Quand est-ce que nous vous reverrons ? question que je me fais souvent et que je n’ose, résoudre. Mais, pourquoi chercher à pénétrer l’avenir que la nature a voulu nous cacher ? Laissons-le donc sous le voile imposant dont elle le couvre, puisqu’il ne nous est pas donné de le pénétrer ; nous n’avons sur lui qu’une sorte d’influence, elle est grande sans doute, c’est de préparer son bonheur par le sage emploi du présent. Cette seule considération me paraît devoir faire la tranquillité des gens de bien dans toutes les situations imaginables ; ils n’ont point à s’inquiéter d’un temps pour lequel ils s’assurent des témoignages qui feront leur consolation. Ainsi les plus chers amis supportent l’absence par le charme d’en consacrer les instants à des vertus dont ils se doivent compte. Quels devoirs cette aimable obligation ne rendrait-elle pas délicieux ! A-t-on à se plaindre, à gémir de quoi que ce soit au monde avec un cœur fait pour apprécier cet avantage ! Et dois-je avoir, pour vous qui le sentez si bien, des alarmes et des craintes ? Non, elles vous seraient injurieuses ; pardonnez celles qui m’ont émue à cette tendre inquiétude trop voisine de la faiblesse d’un sexe chez qui le courage même n’a pas toujours l’accent de la fermeté.

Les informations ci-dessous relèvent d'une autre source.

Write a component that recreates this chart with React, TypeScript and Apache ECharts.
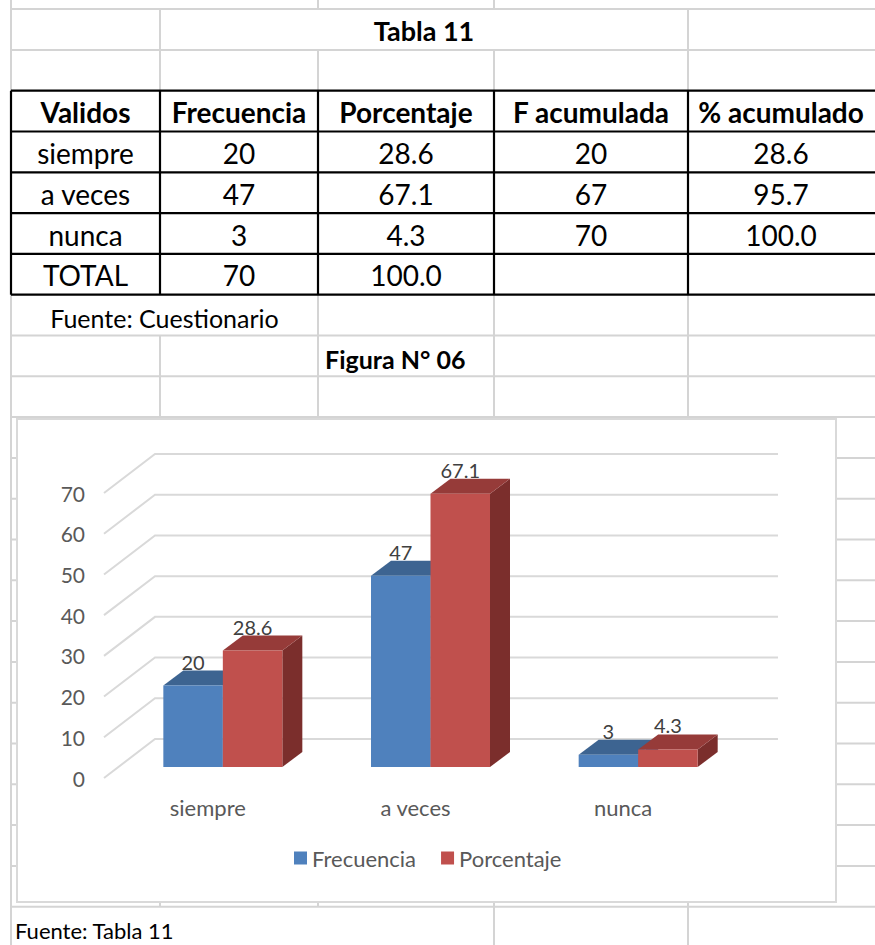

Vous m’avez parlé d’un ami dont vous faisiez le plus grand cas et auquel vous étiez particulièrement attaché ; j’ai rapporté cette idée à M. Garan[1], soit que vous me l’ayez nommé, ou que je l’aie jugé par induction, je ne m’en souviens pas bien ; mais j’ai appris dernièrement, par conversation, que Lths. [Lanthenas] allant voir M.G… avant son départ, et M. G… lui témoignant du regret de l’avoir peu vu dans les derniers instants de son séjour, ce même M.G… avait ajouté, comme par une plainte tendre et dans l’effusion momentanée de son cœur, que vous-même sembliez l’avoir négligé à votre

  1. Garran de Coulon (1749-1816), qui fut député à la Législative, à la Convention, aux Cinq-Cents, puis sénateur. Contemporain de Bancal, il avait dû se lier avec lui a l’Université d’Orléans, où ils suivaient ensemble les cours de Pothier. Il fut, comme lui, un des Électeurs de Paris qui gouvernèrent la ville au 14 juillet 1789. — Nous le verrons aussi très lié avec Bosc, avant et après la Révolution.